Tatsächlich verliebte sich Tuohy kurz dann sogar auch noch in die Deutsche Orlagh Eichholz. Als die beiden nun heirateten, lud Eichholz’ Vater heimlich auch die Kanzlerin ein. Nun ist Merkel auch im Sommer nicht ganz unbeschäftigt und konnte der Einladung nicht folgen. Aber immerhin bewies sie Humor genug, einen kleinen Brief zu schicken, in dem sie dem frisch vermählten Paar guten Rat mit auf den Weg gab: „Die Ehe wie das Leben selbst ist kein friedvoller komfortabler Zustand. Aber sie ist ein großartiges Abenteuer gefüllt mit vielen Überraschungen und zu bestehenden Herausforderungen.“

Wer möchte, kann darin natürlich auch eine Parabel auf die politische Karriere der scheidenden Kanzlerin sehen. Vor allem aber zeigt die Anekdote aus Irland einmal mehr eine von Merkels unterschätzten Fähigkeiten. Bei aller hölzernen Behäbigkeit in sozialen Dingen, die ihr vor allem am Anfang ihrer Karriere nachgesagt wurde, hat sich Merkel stets auch mit zunehmendem Geschick um Bürgernähe bemüht.

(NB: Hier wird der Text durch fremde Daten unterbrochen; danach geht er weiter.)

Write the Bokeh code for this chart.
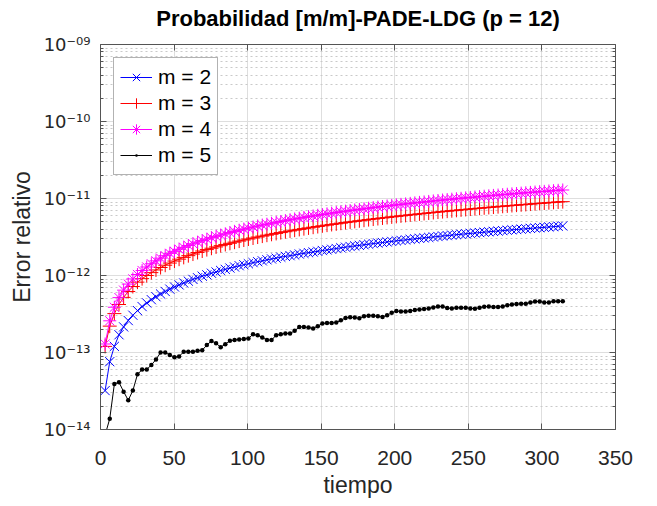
from bokeh.plotting import figure
from bokeh.models import (LogAxis, LinearAxis, FixedTicker,
                          CustomJSTickFormatter, Legend, LegendItem)
from bokeh.embed import file_html
from bokeh.resources import INLINE

# ---- data (values in units of 1e-12) ----
tiempo = [3.14, 6.28, 9.42, 12.57, 15.71, 18.85, 21.99, 25.13, 28.27, 31.42,
          34.56, 37.70, 40.84, 43.98, 47.12, 50.27, 53.41, 56.55, 59.69, 62.83,
          65.97, 69.12, 72.26, 75.40, 78.54, 81.68, 84.82, 87.96, 91.11, 94.25,
          97.39, 100.53, 103.67, 106.81, 109.96, 113.10, 116.24, 119.38, 122.52, 125.66,
          128.81, 131.95, 135.09, 138.23, 141.37, 144.51, 147.65, 150.80, 153.94, 157.08,
          160.22, 163.36, 166.50, 169.65, 172.79, 175.93, 179.07, 182.21, 185.35, 188.50,
          191.64, 194.78, 197.92, 201.06, 204.20, 207.35, 210.49, 213.63, 216.77, 219.91,
          223.05, 226.19, 229.34, 232.48, 235.62, 238.76, 241.90, 245.04, 248.19, 251.33,
          254.47, 257.61, 260.75, 263.89, 267.04, 270.18, 273.32, 276.46, 279.60, 282.74,
          285.88, 289.03, 292.17, 295.31, 298.45, 301.59, 304.73, 307.88, 311.02, 314.16]

err_m2 = [0.032, 0.076, 0.12, 0.17, 0.215, 0.26, 0.305, 0.35, 0.395, 0.44,
          0.485, 0.53, 0.575, 0.62, 0.665, 0.71, 0.755, 0.80, 0.845, 0.89,
          0.935, 0.98, 1.02, 1.07, 1.11, 1.16, 1.20, 1.25, 1.29, 1.34,
          1.38, 1.42, 1.47, 1.51, 1.55, 1.60, 1.64, 1.68, 1.73, 1.77,
          1.81, 1.85, 1.90, 1.94, 1.98, 2.02, 2.06, 2.11, 2.15, 2.19,
          2.24, 2.29, 2.33, 2.38, 2.42, 2.46, 2.51, 2.55, 2.60, 2.64,
          2.68, 2.73, 2.77, 2.82, 2.86, 2.90, 2.95, 2.99, 3.04, 3.08,
          3.12, 3.17, 3.21, 3.26, 3.30, 3.34, 3.39, 3.43, 3.48, 3.52,
          3.56, 3.61, 3.65, 3.70, 3.74, 3.78, 3.83, 3.87, 3.92, 3.96,
          4.00, 4.05, 4.09, 4.14, 4.18, 4.22, 4.27, 4.31, 4.36, 4.40]

err_m3 = [0.12, 0.22, 0.32, 0.42, 0.52, 0.62, 0.72, 0.82, 0.91, 1.00,
          1.09, 1.18, 1.27, 1.36, 1.45, 1.54, 1.63, 1.72, 1.81, 1.90,
          1.99, 2.08, 2.17, 2.26, 2.35, 2.44, 2.53, 2.62, 2.71, 2.80,
          2.89, 2.98, 3.07, 3.16, 3.25, 3.34, 3.43, 3.52, 3.61, 3.70,
          3.79, 3.88, 3.97, 4.06, 4.15, 4.24, 4.33, 4.42, 4.51, 4.60,
          4.69, 4.78, 4.87, 4.96, 5.05, 5.14, 5.23, 5.32, 5.41, 5.50,
          5.59, 5.68, 5.77, 5.86, 5.95, 6.04, 6.13, 6.22, 6.31, 6.40,
          6.49, 6.58, 6.67, 6.76, 6.85, 6.94, 7.03, 7.12, 7.21, 7.30,
          7.39, 7.48, 7.57, 7.66, 7.75, 7.84, 7.93, 8.02, 8.11, 8.20,
          8.29, 8.38, 8.47, 8.56, 8.65, 8.74, 8.83, 8.92, 9.01, 9.10]

err_m4 = [0.129, 0.258, 0.387, 0.516, 0.645, 0.774, 0.903, 1.03, 1.16, 1.29,
          1.42, 1.55, 1.68, 1.81, 1.94, 2.06, 2.19, 2.32, 2.45, 2.58,
          2.71, 2.84, 2.97, 3.10, 3.23, 3.35, 3.48, 3.61, 3.74, 3.87,
          4.00, 4.13, 4.26, 4.39, 4.52, 4.64, 4.77, 4.90, 5.03, 5.16,
          5.29, 5.42, 5.55, 5.68, 5.81, 5.93, 6.06, 6.19, 6.32, 6.45,
          6.58, 6.71, 6.84, 6.97, 7.10, 7.22, 7.35, 7.48, 7.61, 7.74,
          7.87, 8.00, 8.13, 8.26, 8.39, 8.51, 8.64, 8.77, 8.90, 9.03,
          9.16, 9.29, 9.42, 9.55, 9.68, 9.80, 9.93, 10.06, 10.19, 10.32,
          10.45, 10.58, 10.71, 10.84, 10.97, 11.09, 11.22, 11.35, 11.48, 11.61,
          11.74, 11.87, 12.00, 12.13, 12.26, 12.38, 12.51, 12.64, 12.77, 12.90]

err_m5 = [0.0085, 0.0138, 0.039, 0.041, 0.031, 0.024, 0.032, 0.052, 0.060, 0.060,
          0.069, 0.081, 0.100, 0.100, 0.093, 0.087, 0.089, 0.102, 0.102, 0.102,
          0.105, 0.107, 0.125, 0.141, 0.132, 0.117, 0.128, 0.142, 0.145, 0.148,
          0.150, 0.152, 0.173, 0.167, 0.157, 0.145, 0.145, 0.168, 0.173, 0.177,
          0.177, 0.191, 0.215, 0.215, 0.211, 0.205, 0.220, 0.238, 0.242, 0.242,
          0.245, 0.262, 0.281, 0.287, 0.284, 0.278, 0.295, 0.301, 0.301, 0.295,
          0.289, 0.304, 0.329, 0.345, 0.342, 0.342, 0.345, 0.356, 0.363, 0.366,
          0.374, 0.385, 0.396, 0.396, 0.378, 0.374, 0.381, 0.381, 0.381, 0.374,
          0.370, 0.381, 0.393, 0.396, 0.389, 0.389, 0.396, 0.412, 0.421, 0.425,
          0.429, 0.429, 0.446, 0.460, 0.460, 0.446, 0.446, 0.464, 0.464, 0.464]

series_labels = ["m = 2", "m = 3", "m = 4", "m = 5"]
x_ticks = [0, 50, 100, 150, 200, 250, 300, 350]
y_ticks = [1e-14, 1e-13, 1e-12, 1e-11, 1e-10, 1e-9]
title_text = "Probabilidad [m/m]-PADE-LDG (p = 12)"

UNIT = 1e-12
FONT = "Liberation Sans"
TXT = "#262626"
AX = "#555555"

p = figure(width=650, height=500, y_axis_type="log",
           x_range=(0, 350), y_range=(1e-14, 1e-9),
           output_backend="svg", toolbar_location=None,
           min_border_left=100, min_border_right=35,
           min_border_top=44, min_border_bottom=66)
p.title.text = ""
p.title.standoff = 0

minor = [m * 10.0 ** e for e in range(-14, -9) for m in range(2, 10)]
yticker = FixedTicker(ticks=y_ticks, minor_ticks=minor)
xticker = FixedTicker(ticks=x_ticks, minor_ticks=[])
empty = CustomJSTickFormatter(code="return '';")

sup_code = """
const sup = {'0':'\u2070','1':'\u00b9','2':'\u00b2','3':'\u00b3','4':'\u2074','5':'\u2075',
             '6':'\u2076','7':'\u2077','8':'\u2078','9':'\u2079','-':'\u207b'};
const e = Math.round(Math.log10(tick));
const s = (e < 0 ? '-' : '') + String(Math.abs(e)).padStart(2, '0');
return '10' + s.split('').map(c => sup[c]).join('');
"""

p.yaxis.ticker = yticker
p.yaxis.formatter = CustomJSTickFormatter(code=sup_code)
p.xaxis.ticker = xticker
p.xaxis.axis_label = "tiempo"
p.yaxis.axis_label = "Error relativo"

for ax in [p.xaxis[0], p.yaxis[0]]:
    ax.axis_line_color = AX
    ax.major_tick_line_color = AX
    ax.minor_tick_line_color = AX
    ax.major_tick_in = 6
    ax.major_tick_out = 0
    ax.minor_tick_in = 3
    ax.minor_tick_out = 0
    ax.major_label_text_color = TXT
    ax.axis_label_text_font = FONT
    ax.axis_label_text_font_size = "23px"
    ax.axis_label_text_font_style = "normal"
    ax.axis_label_text_color = TXT

p.xaxis.major_label_text_font = FONT
p.xaxis.major_label_text_font_size = "21px"
p.xaxis.major_label_standoff = 21
p.xaxis.axis_label_standoff = 4
p.yaxis.major_label_text_font = "DejaVu Sans"
p.yaxis.major_label_text_font_size = "18px"
p.yaxis.major_label_standoff = 10
p.yaxis.axis_label_standoff = 6

ax_r = LogAxis(ticker=yticker, formatter=empty, axis_line_color=AX,
               major_tick_line_color=AX, minor_tick_line_color=AX,
               major_tick_in=6, major_tick_out=0, minor_tick_in=3, minor_tick_out=0,
               major_label_text_font_size="0px", major_label_standoff=0)
# top box edge; its axis label carries the chart title
ax_t = LinearAxis(ticker=xticker, formatter=empty, axis_line_color=AX,
                  major_tick_line_color=AX, minor_tick_line_color=AX,
                  major_tick_in=6, major_tick_out=0, minor_tick_in=0, minor_tick_out=0,
                  major_label_text_font_size="0px", major_label_standoff=0,
                  axis_label=title_text, axis_label_standoff=14,
                  axis_label_text_font=FONT, axis_label_text_font_size="22px",
                  axis_label_text_font_style="bold", axis_label_text_color="#000000")
p.add_layout(ax_r, "right")
p.add_layout(ax_t, "above")

p.xgrid.grid_line_color = "#dedede"
p.ygrid.grid_line_color = "#dedede"
p.ygrid.minor_grid_line_color = "#c9c9c9"
p.ygrid.minor_grid_line_dash = "2 3"
p.outline_line_color = None

def scaled(vals):
    return [v * UNIT for v in vals]

items = []
specs = [(err_m2, "#0000ff", "x", 13), (err_m3, "#ff0000", "cross", 14),
         (err_m4, "#ff00ff", "asterisk", 13), (err_m5, "#000000", "dot", 18)]
for (vals, col, mk, sz), lab in zip(specs, series_labels):
    yv = scaled(vals)
    r1 = p.line(tiempo, yv, line_color=col, line_width=1)
    r2 = p.scatter(tiempo, yv, marker=mk, size=sz, line_color=col,
                   fill_color=col, line_width=1)
    items.append(LegendItem(label=lab, renderers=[r2, r1]))

legend = Legend(items=items, location="top_left", margin=13, padding=6,
                spacing=0, glyph_width=32, glyph_height=26, label_height=20,
                label_standoff=6, label_text_font=FONT, label_text_font_size="21px",
                label_text_color="#000000", border_line_color="#666666",
                border_line_width=1, background_fill_color="white",
                background_fill_alpha=1.0)
p.add_layout(legend)

open("out.html", "w").write(file_html(p, INLINE))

Aug in Aug mit der Kanzlerin

Natürlich gehört das Abklappern von Dorffesten und Bierzelten zum notwendigen Repertoire jedes Politikers, vor allem in der Lokalpolitik und im Wahlkampf muss man sich sehen lassen und den Bürgern zuhören. Merkel allerdings praktiziert die kleinen Gesten der Bürgernähe seit Jahren auch in ihrer Position als Kanzlerin. Ein Klassiker ihrer Bodenständigkeitsbeweise ist zum Beispiel der jährliche Besuch des CDU-Sommerfestes in Stralsund. Bei Wind und Wetter erscheint sie in ihrem Wahlkreis, schüttelt Hände und besucht lokale Stände und Läden. Und das nicht nur im Wahlkampf.

Nicht nur Journalisten und Staatsgästen schenkt Merkel gerne selbst ein. Auch die designierte Nachfolgerin Anne Kramp-Karrenbauer kommt in den Genuss der freundlichen Geste der Kanzlerin. (Sean Gallup/Getty Images)
Nicht nur Journalisten und Staatsgästen schenkt Merkel gerne selbst ein. Auch die designierte Nachfolgerin Anne Kramp-Karrenbauer kommt in den Genuss der freundlichen Geste der Kanzlerin. (Sean Gallup/Getty Images)

Kaffeekanne statt großer Töne

Es ist auch ein Geheimnis ihrer langen Laufbahn an der Spitze der CDU, dass sie nie eine Frau der großen Töne war, sondern eher der kleinen Gesten. Auch wenn diese nicht immer gelungen sind und manchmal fast antrainiert wirken. So ist es mittlerweile fast ein Running Gag, dass Merkel sich und ihren Gästen gerne den Kaffee selbst einschenkt. Man kann der klugen Machtpolitikerin aber zugestehen, dass die Idee dahinter vermutlich keine versuchte Geheimhaltung der eigenen Kaffeeabhängigkeit ist, sondern durch die kleine Geste eine Vertrautheit und Entspannung mit dem Gegenüber hergestellt werden kann. So gibt die mächtigste Frau der Welt sofort ein weniger einschüchterndes Bild ab.

Auch wenn das Duckface noch etwas eingeübt werden muss, posiert Merkel oft bereitwillig mit Bürgern für Selfies. (REUTERS/Axel Schmidt)
Auch wenn das Duckface noch etwas eingeübt werden muss, posiert Merkel oft bereitwillig mit Bürgern für Selfies. (REUTERS/Axel Schmidt)

Auch Selfies gehören mittlerweile zum Standardprogramm der Kanzlerin. Das wirkt nicht immer total locker, kommt aber bei vor allem bei den jüngeren Menschen gut an.

Aus den USA hat sie sich das Konzept der “Townhall Meetings” abgeschaut, bei denen es zu direkten Gesprächen und offenen Fragerunden mit Wählern kommt. “Bürgerdialog” heißt das dann und Merkel fühlt sich erstaunlich wohl in diesem Setting - und das Publikum zahlt es ihr meist dankbar und freundlich zurück.

Auch auf der irischen Hochzeit kam der Gratulationsbrief der Kanzlerin übrigens sehr gut an und Merkel bewies einmal mehr, dass sie eben ein Gespür für kleine große Gesten hat.